■ **The exercise**: Extract all lines that hold the string "matplotlib".

■ **Provided material**:
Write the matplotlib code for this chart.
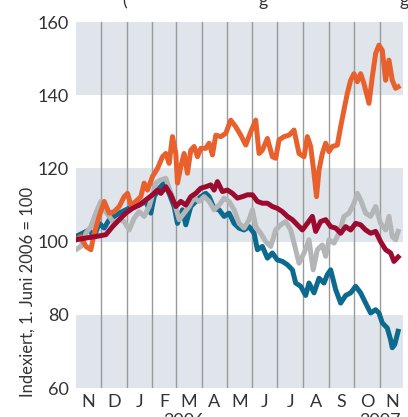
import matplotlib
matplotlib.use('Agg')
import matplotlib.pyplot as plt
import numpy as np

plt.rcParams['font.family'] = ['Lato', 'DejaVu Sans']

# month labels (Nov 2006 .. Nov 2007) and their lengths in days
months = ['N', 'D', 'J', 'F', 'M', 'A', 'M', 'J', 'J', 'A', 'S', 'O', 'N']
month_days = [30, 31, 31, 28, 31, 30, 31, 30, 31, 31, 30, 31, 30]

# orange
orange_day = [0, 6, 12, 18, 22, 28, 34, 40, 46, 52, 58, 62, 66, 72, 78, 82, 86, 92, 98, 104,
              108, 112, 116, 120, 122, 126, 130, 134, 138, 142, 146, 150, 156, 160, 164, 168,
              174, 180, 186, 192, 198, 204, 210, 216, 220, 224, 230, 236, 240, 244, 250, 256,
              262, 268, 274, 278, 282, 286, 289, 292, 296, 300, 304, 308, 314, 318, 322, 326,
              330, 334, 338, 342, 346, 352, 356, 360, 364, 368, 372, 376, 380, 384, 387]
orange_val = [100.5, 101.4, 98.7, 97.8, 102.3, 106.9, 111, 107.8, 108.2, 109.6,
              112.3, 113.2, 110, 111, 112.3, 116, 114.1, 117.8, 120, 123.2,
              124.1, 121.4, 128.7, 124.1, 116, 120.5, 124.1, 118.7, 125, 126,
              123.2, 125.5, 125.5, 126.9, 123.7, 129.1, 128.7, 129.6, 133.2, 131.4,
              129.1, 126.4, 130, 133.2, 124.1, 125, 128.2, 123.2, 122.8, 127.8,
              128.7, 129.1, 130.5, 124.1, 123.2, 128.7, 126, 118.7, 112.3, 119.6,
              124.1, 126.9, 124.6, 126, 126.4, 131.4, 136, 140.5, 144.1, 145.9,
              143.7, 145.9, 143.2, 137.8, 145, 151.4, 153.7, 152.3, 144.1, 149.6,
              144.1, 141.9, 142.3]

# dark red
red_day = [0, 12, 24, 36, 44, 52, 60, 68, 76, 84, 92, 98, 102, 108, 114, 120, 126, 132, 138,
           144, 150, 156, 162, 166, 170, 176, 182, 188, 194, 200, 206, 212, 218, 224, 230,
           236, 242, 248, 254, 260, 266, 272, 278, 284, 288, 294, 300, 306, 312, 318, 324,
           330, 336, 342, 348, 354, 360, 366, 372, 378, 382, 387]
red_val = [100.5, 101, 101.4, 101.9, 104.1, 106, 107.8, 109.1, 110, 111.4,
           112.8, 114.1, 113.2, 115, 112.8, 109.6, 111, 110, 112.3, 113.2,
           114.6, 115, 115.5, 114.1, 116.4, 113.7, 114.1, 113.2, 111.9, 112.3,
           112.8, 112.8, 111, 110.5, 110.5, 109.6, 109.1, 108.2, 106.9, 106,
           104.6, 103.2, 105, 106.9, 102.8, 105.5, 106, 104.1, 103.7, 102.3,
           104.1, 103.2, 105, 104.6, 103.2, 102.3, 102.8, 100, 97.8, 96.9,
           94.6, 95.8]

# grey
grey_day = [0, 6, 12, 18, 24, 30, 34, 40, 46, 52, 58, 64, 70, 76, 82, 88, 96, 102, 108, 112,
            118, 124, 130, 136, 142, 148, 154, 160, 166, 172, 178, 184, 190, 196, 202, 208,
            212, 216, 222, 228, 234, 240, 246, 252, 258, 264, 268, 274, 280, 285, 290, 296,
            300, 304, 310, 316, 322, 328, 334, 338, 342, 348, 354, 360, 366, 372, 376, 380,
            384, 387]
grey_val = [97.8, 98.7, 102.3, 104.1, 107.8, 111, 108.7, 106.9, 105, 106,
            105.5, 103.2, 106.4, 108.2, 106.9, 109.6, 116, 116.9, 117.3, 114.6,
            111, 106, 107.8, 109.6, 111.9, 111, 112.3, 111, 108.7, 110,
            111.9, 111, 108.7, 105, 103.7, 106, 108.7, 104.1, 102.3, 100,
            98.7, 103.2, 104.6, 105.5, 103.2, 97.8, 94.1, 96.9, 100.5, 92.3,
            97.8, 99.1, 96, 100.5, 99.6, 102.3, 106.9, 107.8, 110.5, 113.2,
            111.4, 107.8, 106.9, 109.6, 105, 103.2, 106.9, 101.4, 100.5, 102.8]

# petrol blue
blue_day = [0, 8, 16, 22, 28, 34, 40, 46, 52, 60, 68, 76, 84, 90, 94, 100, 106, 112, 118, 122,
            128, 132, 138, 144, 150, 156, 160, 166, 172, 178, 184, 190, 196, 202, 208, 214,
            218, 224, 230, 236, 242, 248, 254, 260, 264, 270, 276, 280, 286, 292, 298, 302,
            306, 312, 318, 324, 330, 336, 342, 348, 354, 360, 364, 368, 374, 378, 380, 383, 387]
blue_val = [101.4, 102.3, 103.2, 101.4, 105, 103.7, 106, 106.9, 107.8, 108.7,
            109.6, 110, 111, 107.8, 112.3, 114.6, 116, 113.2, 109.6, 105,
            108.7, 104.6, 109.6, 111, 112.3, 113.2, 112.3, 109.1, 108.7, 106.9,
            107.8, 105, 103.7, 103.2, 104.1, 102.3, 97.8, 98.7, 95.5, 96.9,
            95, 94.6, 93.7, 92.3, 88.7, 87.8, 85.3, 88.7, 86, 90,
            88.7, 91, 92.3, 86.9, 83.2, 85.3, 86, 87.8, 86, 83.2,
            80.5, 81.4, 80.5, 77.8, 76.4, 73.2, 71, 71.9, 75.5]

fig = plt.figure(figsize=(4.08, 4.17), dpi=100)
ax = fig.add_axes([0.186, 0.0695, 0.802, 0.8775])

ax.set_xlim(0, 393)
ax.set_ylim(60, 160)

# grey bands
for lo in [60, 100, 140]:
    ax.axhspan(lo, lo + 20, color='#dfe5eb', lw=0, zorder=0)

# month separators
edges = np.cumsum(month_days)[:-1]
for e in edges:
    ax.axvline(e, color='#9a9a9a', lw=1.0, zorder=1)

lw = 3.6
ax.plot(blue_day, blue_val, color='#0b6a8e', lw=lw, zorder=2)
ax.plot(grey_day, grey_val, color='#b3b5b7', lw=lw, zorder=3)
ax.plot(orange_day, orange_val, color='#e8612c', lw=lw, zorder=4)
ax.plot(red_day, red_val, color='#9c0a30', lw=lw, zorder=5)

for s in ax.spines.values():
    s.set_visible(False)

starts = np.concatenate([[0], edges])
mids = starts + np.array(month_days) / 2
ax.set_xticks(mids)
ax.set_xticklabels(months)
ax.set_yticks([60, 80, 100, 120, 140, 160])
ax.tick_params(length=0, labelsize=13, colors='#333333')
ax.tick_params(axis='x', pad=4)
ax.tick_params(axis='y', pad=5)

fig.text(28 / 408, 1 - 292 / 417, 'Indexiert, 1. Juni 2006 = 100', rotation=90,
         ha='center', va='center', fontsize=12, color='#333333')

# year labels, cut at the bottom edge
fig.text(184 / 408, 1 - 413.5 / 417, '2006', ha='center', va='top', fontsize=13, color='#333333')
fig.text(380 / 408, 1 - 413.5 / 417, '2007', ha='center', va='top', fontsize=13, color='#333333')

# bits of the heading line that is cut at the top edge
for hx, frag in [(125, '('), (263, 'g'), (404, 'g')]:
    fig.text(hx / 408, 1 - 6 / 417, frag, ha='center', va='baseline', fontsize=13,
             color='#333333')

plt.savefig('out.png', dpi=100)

■ **Answer in full**:
Write the matplotlib code for this chart.
import matplotlib
matplotlib.use('Agg')
import matplotlib.pyplot as plt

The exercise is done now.